The Sorcerer’s Apprentice

Two and a half stars

Rating: PG (for fantasy action violence, some mild rude humor and brief language)

Having seen The Last Airbender gross untold millions despite the worst reviews in many a year, I confess myself discouraged at the prospect of reviewing The Sorcerer’s Apprentice. This is a better film, which is faint praise, but it’s becoming clear that every weekend brings another heavily marketed action “comedy” that pounds tens of millions out of consumers before evaporating.

I use the word “consumer” deliberately. This genre doesn’t require an audience in the traditional sense.

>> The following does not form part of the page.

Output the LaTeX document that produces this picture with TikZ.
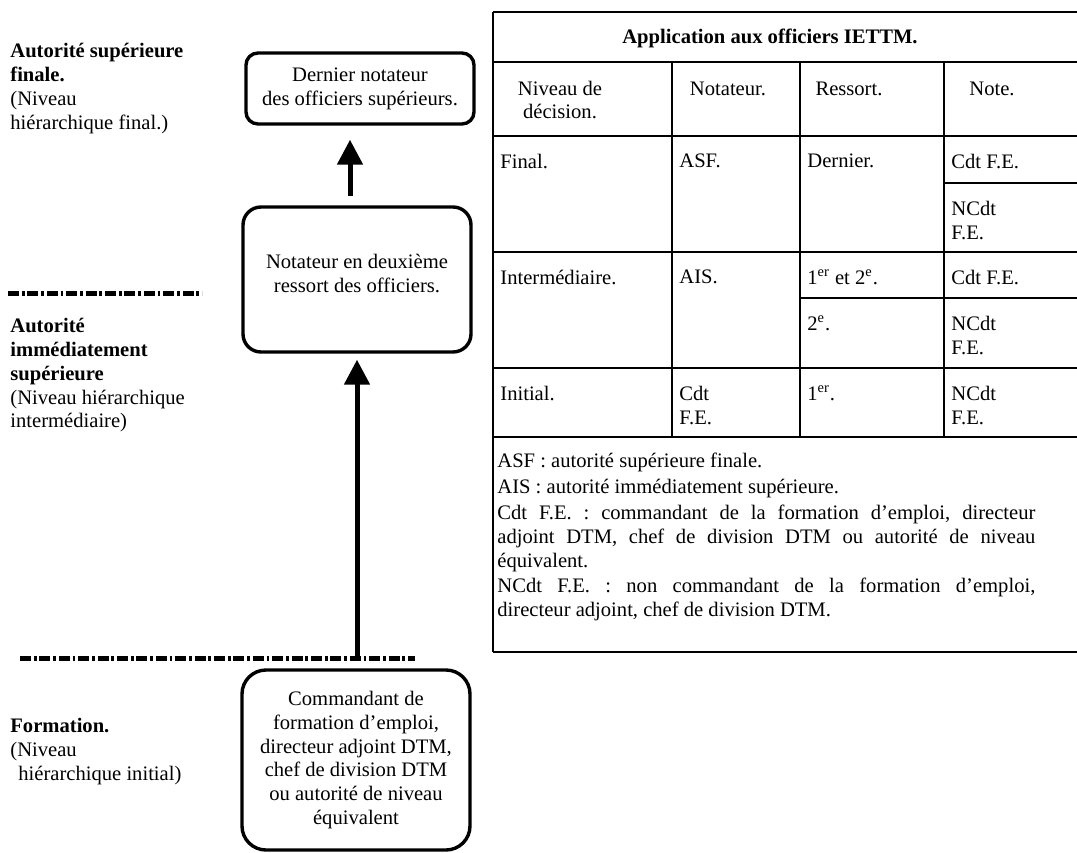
\documentclass[tikz,border=0pt]{standalone}
\usepackage{fontspec}
\setmainfont{Liberation Serif}
\usetikzlibrary{arrows.meta}

\begin{document}
\frenchspacing
\begin{tikzpicture}[
    x=0.5pt, y=-0.5pt,
    >={Triangle[width=12.5pt, length=12.5pt]},
    font=\fontsize{10.3}{11.9}\selectfont,
    % ---- shared styles ---------------------------------------------------
    rung/.style={draw, line width=1.7pt, rounded corners=6pt, align=center,
                 minimum width=114pt, inner sep=0pt},
    lvl/.style={anchor=north west, align=left, inner sep=0pt},
    climb/.style={->, line width=2.5pt},
    tier/.style={line width=2.5pt, dash pattern=on 5.5pt off 1.4pt on 1.4pt off 1.4pt},
    grid/.style={line width=1pt},
    cell/.style={anchor=north west, align=left, inner sep=0pt},
    hd/.style={align=center, inner sep=0pt},
    gloss/.style={anchor=north west, inner sep=0pt, text width=269pt,
                  align=justify},
  ]
\useasboundingbox (0,0) rectangle (1077,852);

% =========================================================================
% LEFT -- the three levels
% =========================================================================
\node[lvl] (lvlfinal) at (10,43)
  {\textbf{Autorité supérieure}\\\textbf{finale.}\\(Niveau\\hiérarchique final.)};
\draw[tier] (8,293) -- (202,293);
\node[lvl] (lvlinter) at (10,318)
  {\textbf{Autorité}\\\textbf{immédiatement}\\\textbf{supérieure}\\(Niveau hiérarchique\\intermédiaire)};
\draw[tier] (20,658) -- (415,658);
\node[lvl] (lvlform) at (10,718)
  {\textbf{Formation.}\\(Niveau\\\hspace*{4pt}hiérarchique initial)};

% =========================================================================
% CENTRE -- the chain of notateurs
% =========================================================================
\node[rung, minimum height=35.5pt] (final) at (360,88.5)
  {Dernier notateur\\des officiers supérieurs.};
\node[rung, rounded corners=9pt, minimum height=72.5pt] (second) at (357,279.5)
  {Notateur en deuxième\\ressort des officiers.\\[-9pt]\strut};
\node[rung, rounded corners=12pt, minimum height=90pt] (cdt) at (356,760)
  {Commandant de\\formation d’emploi,\\directeur adjoint DTM,\\chef de division DTM\\ou autorité de niveau\\équivalent};

% the long arrow starts on the lower level line
\coordinate (base) at (357,658);
\draw[climb, shorten >=3pt] (base) -- (second.south);
\draw[climb, shorten <=4.5pt, shorten >=7pt]
  ([xshift=-3.5pt]second.north) -- ([xshift=-5pt]final.south);

% =========================================================================
% RIGHT -- table, cut at the page edge
% =========================================================================
\foreach \y in {12,62,136,252,368,437,652}{
  \draw[grid] (493,\y) -- (1090,\y);}
\draw[grid] (493,12) -- (493,652);
\foreach \x in {672,800,944}{
  \draw[grid] (\x,62) -- (\x,437);}
\draw[grid] (944,183) -- (1090,183);
\draw[grid] (800,298) -- (1090,298);

\node (title) at (770,38) {\textbf{Application aux officiers IETTM.}};
\node[hd] (hniv)  at (560,100) {Niveau de\\décision.};
\node[hd] (hnot)  at (728,89)  {Notateur.};
\node[hd] (hres)  at (849,89)  {Ressort.};
\node[hd] (hnote) at (992,89)  {Note.};

\foreach \x/\y/\txt [count=\i] in {
    500/136/{Final.}, 500/252/{Intermédiaire.}, 500/368/{Initial.},
    679/136/{ASF.}, 679/252/{AIS.}, 679/368/{Cdt\\F.E.},
    807/136/{Dernier.}, 807/252/{1\textsuperscript{er} et 2\textsuperscript{e}.},
    807/298/{2\textsuperscript{e}.}, 807/368/{1\textsuperscript{er}.},
    951/136/{Cdt F.E.}, 951/183/{NCdt\\F.E.}, 951/252/{Cdt F.E.},
    951/298/{NCdt\\F.E.}, 951/368/{NCdt\\F.E.}}{
  \node[cell] (cell\i) at (\x,\y+17.7) {\txt};}

\node[gloss] (gloss) at (497,453) {\setlength{\parskip}{1pt}%
  ASF : autorité supérieure finale.\par
  AIS : autorité immédiatement supérieure.\par
  Cdt F.E. : commandant de la formation d’emploi, directeur\linebreak
  adjoint DTM, chef de division DTM ou autorité de niveau\linebreak
  équivalent.\par
  NCdt F.E. : non commandant de la formation d’emploi,\linebreak
  directeur adjoint, chef de division DTM.};

\end{tikzpicture}
\end{document}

It attracts children and young teenagers with the promise of cinematic fast food: sugar and caffeine, no nutrition.

The Sorcerer’s Apprentice is in small part inspired by the famous sequence in Walt Disney’s Fantasia (1940) where Mickey Mouse does battle with bewitched brooms and buckets while Leopold Stokowski conducts the famous music by Paul Dukas.

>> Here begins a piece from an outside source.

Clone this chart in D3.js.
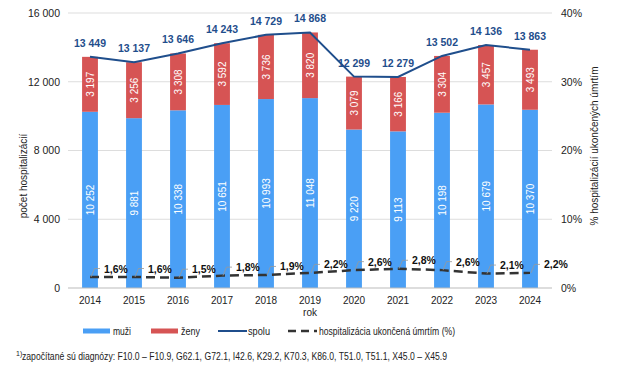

But most consumers have likely never heard of the music — or of Fantasia, for that matter.

Nicolas Cage is the star, playing Balthazar, a good magician who has long held captive the forces of magical evil.

A prologue explains how the Arthurian magician Merlin (James A. Stephens) warred with the evil magicians Morgana (Alice Krige) and Horvath (Alfred Molina) and sealed them and their despicable minions in the deepest interior of a nested doll.

If Morgana and Horvath escape, the planet will be doomed.

As the story opens, 10-year-old Dave (Jake Cherry) chases a love note as it blows through the mail slot of a curiosity shop . This shop is presided over by Balthazar, who instantly intuits that young Dave may have the potential to become the long-awaited Prime Merlinian — the great magician who can vanquish Morgana’s forces for once and all.

The purpose of this sequence is crystal clear: It’s to establish the protagonist as a kid, before he becomes the movie’s hero (Jay Baruchel). That way grade-schoolers will identify with 20-year-old Dave. Others can identify with Balthazar, who is played by Cage with his usual energy.

It gets a chuckle early in the movie when Young Dave asks Balthazar how he knows something, and Cage spins and snarls: “Because I can read minds!” Next question?

Balthazar informs Dave he is The One and commands mighty magical powers. Balthazar then has to leave his shop briefly and asks Dave to guard the Prison Doll. Naturally, Dave opens it and releases the evil magicians. Balthazar should know better than to ever tell the hero of a Jerry Bruckheimer movie about the one thing he should never, never, ever, ever do.

The rest is all centered on special effects. The director, Jon Turteltaub (National Treasure) and his several writers devise some clever set pieces, such as a dragon in a Chinatown parade that starts breathing smoke and fire, and it’s up to Balthazar and Dave to vanquish the villains. I also liked it when Balthazar brought to life a steel eagle on top of the Chrysler Building and flew around on its back.

The Sorcerer’s Apprentice is a perfectly typical example of its type, professionally made and competently acted. Imagine a graph with one line indicating the consumer’s age and the other line representing his degree of enjoyment. These lines would intersect at about the age of Young Dave.